A la tele se le llamaba la «caja tonta» en tiempos ya algo remotos, pero lo de las redes sociales es otro nivel. Más tonto aún, pero otro nivel. La televisión creaba realidad y hasta podía inventar políticos y partidos, como en su día ocurrió en España con cierta formación de extrema izquierda que fundó su éxito en salir mucho en pantalla. El medio televisivo sigue teniendo influencia, desde luego; pero ya no resulta determinante. Basta observar los resultados de las últimas consultas electorales.
Los nuevos electores incorporados a las urnas no son ya clientes de televisión, ocupados como están en pasar pantallitas para ver vídeo tras vídeo en TikTok, Instagram o YouTube. También hay redes para cuarentones y cincuentones, como la declinante X, y para los jubilados de Facebook; pero no es lo mismo.

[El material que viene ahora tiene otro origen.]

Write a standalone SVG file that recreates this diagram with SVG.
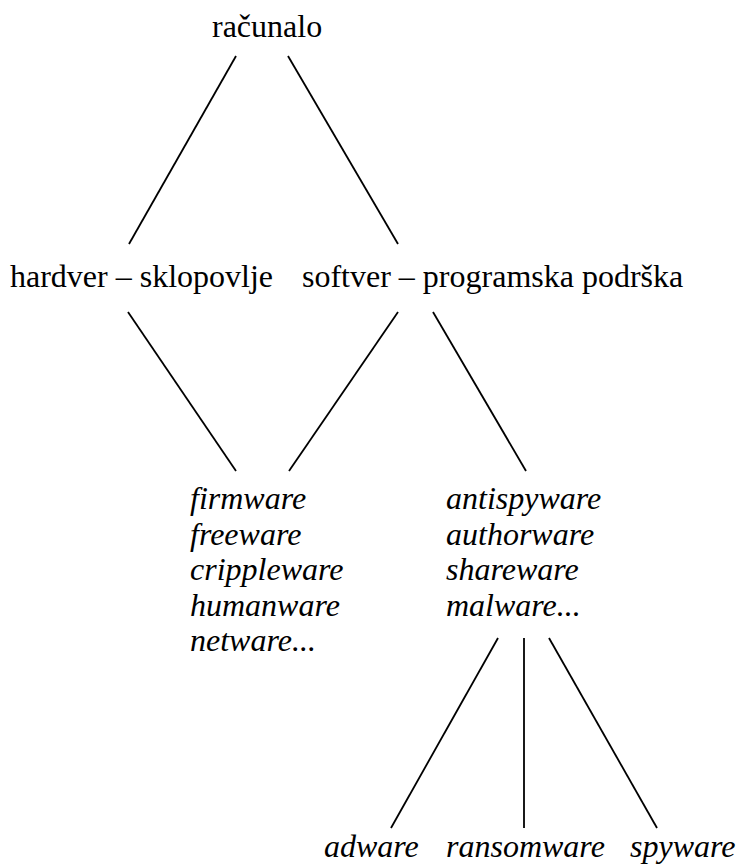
<svg xmlns="http://www.w3.org/2000/svg" width="736" height="865" viewBox="0 0 736 865">
<style>
.t{font-family:'Liberation Serif','Times New Roman',Times,serif;font-size:32px;fill:#000}
.it{font-style:italic}
.c{stroke:#000;stroke-width:1.8;fill:none}
</style>
<rect width="736" height="865" fill="#fff"/>
<g id="connectors" class="c">
<line x1="236" y1="56" x2="129" y2="244"/>
<line x1="288" y1="56" x2="398" y2="244"/>
<line x1="128" y1="312" x2="236" y2="471"/>
<line x1="398" y1="312" x2="289" y2="471"/>
<line x1="433" y1="312" x2="526" y2="471"/>
<line x1="498" y1="638" x2="391" y2="828"/>
<line x1="524" y1="638" x2="524" y2="828"/>
<line x1="549" y1="638" x2="657" y2="828"/>
</g>
<g id="racunalo" class="t" font-family="Liberation Serif, serif"><text x="212" y="37">računalo</text></g>
<g id="hardver" class="t" font-family="Liberation Serif, serif"><text x="10" y="287">hardver – sklopovlje</text></g>
<g id="softver" class="t" font-family="Liberation Serif, serif"><text x="302" y="287">softver – programska podrška</text></g>
<g id="list-left" class="t it" font-family="Liberation Serif, serif">
<text x="190" y="509">firmware</text>
<text x="190" y="544.5">freeware</text>
<text x="190" y="580">crippleware</text>
<text x="190" y="615.5">humanware</text>
<text x="190" y="651">netware...</text>
</g>
<g id="list-right" class="t it" font-family="Liberation Serif, serif">
<text x="446" y="509">antispyware</text>
<text x="446" y="544.5">authorware</text>
<text x="446" y="580">shareware</text>
<text x="446" y="615.5">malware...</text>
</g>
<g id="adware" class="t it" font-family="Liberation Serif, serif"><text x="324" y="857">adware</text></g>
<g id="ransomware" class="t it" font-family="Liberation Serif, serif"><text x="446" y="857">ransomware</text></g>
<g id="spyware" class="t it" font-family="Liberation Serif, serif"><text x="630" y="857">spyware</text></g>
</svg>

Son los jóvenes, particularmente los de menor formación, quienes están impulsando la corriente de ultraderecha ahora en boga en Europa y en América.
Vox, por ejemplo, es el partido más votado en la franja de edad que va de los 18 a los 24 años; pero no se trata de un fenómeno reducido a España. También el auge de la neonazi AFD fue sustentado en Alemania por los menores de 25. Y algo muy semejante, año arriba o abajo, está sucediendo en Italia, en Rumanía y hasta en el tranquilo Portugal, donde los rapaces de bajo perfil educativo son parte importante de la clientela de «Chega» («¡Basta!»).
La explicación fácil reside en que los jóvenes de cualquier época son, por naturaleza, contrarios al sistema. Infelizmente, el sistema en vigor en la mayoría de los países donde se vota es el democrático. Si a finales de los años 70 montaban barricadas en París contra el capitalismo, ahora combatirían a la socialdemocracia, al liberalismo y hasta a los conservadores por la misma razón hormonal de edad.
Por tentadora que sea, esa teoría excluye el reciente papel de las redes en la conformación de la opinión pública. No ha de extrañar que los demagogos de la derecha radical hayan descubierto que todo lo que cae en esas redes es pescado –mayormente, alevín– y no paren de echar la caña en ellas.
Abunda en ese espacio de la Red el público irascible y a menudo ágrafo. Los adictos a estos novísimos medios suelen ser incapaces de entender una ironía, aunque no sea demasiado sutil. Tampoco se toman la molestia de comprobar lo que les dicen. Todo se lo toman al pie de la letra (o del vídeo, para ser exactos).
Fácilmente se entenderá, pues, que acepten como verdad cualquier despropósito. En las aguas de las redes confluyen los reacios a las vacunas, los que odian a los diferentes, los que esperan la llegada de extraterrestres y los devotos de las teorías de la conspiración. Beben de esa corriente buhonera y de ahí sacan los argumentos para votar lo que votan.
Quizá sea exagerado, eso sí, llamar opinión pública a lo que ahora están creando las redes, como mucho antes hacían los periódicos y no hace tanto la televisión. Pero influir, influyen los «influencers». A este paso, los tertulianos del desaparecido «Sálvame» acabarán por parecernos intelectuales de fuste.